IPS 957 - Ethically Sustainable Data Ecosystem Roles of National Statistical Institutes
Category: IPSParticipants
The development of complex data supply chains, new technological developments and infrastructures for data sharing and access has been rapid. It has brought about new data markets, new data-related services, and new data ecosystems where various data-oriented organizations cooperate and compete.
National statistical institutes have been pioneers of data, producing a not only rich set of official statistics, but also, for decades, offering data related services like statistics on demand and micro-data for research purposes.
The new data ecosystems and new service roles as part of data value chains need capabilities that national statistical institutes already have. For example, data and metadate management, data quality management, data confidentiality and data sharing or skills in combining data from different sources are all needed in new data ecosystems. However, the offered new roles pose challenges when compared with the traditional understanding of statistical offices’ work. For example, the way data is used in new data ecosystems id quite different from producing statistics. The Data can be used as part of knowledge-based decision-making systems, as material to teach AI, as basis of complex impact assessment or policy evaluation systems.

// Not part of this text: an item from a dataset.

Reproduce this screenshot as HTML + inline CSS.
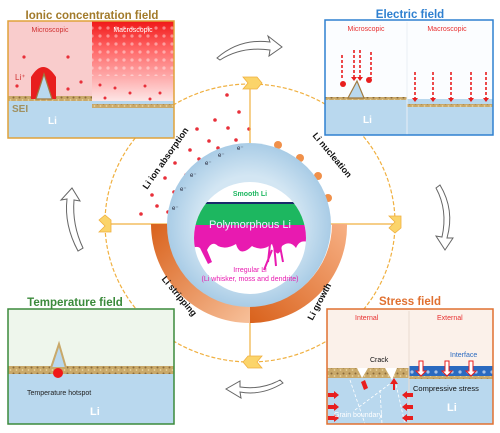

The statistical community has recognized that the new data-era generates new ethical issues. Trust-enhancing measures like ethical commissions, ethics-related web segments and ethics communication strategies has been set up to overcome the everyday distrust situations.
The current ethical frameworks for statistics rely conceptually on the idea of an organization – or researcher – collecting data directly from the units they aim to study. In the era of data ecosystems and frequent sharing of data, the assumption of direct data collection is no longer valid. Statistical institutes are not only the primary users of data they collect, secondary users of administrative and privately held data and providing data for various tertiary uses.
The session analyses the new roles of statistical offices from the ethics point of view. What kind of new roles do the new data ecosystems offer, which of the new roles are compatible with the current ethical frameworks for statistics, and reflects whether statical ethical codes should be amended, or re-interpreted.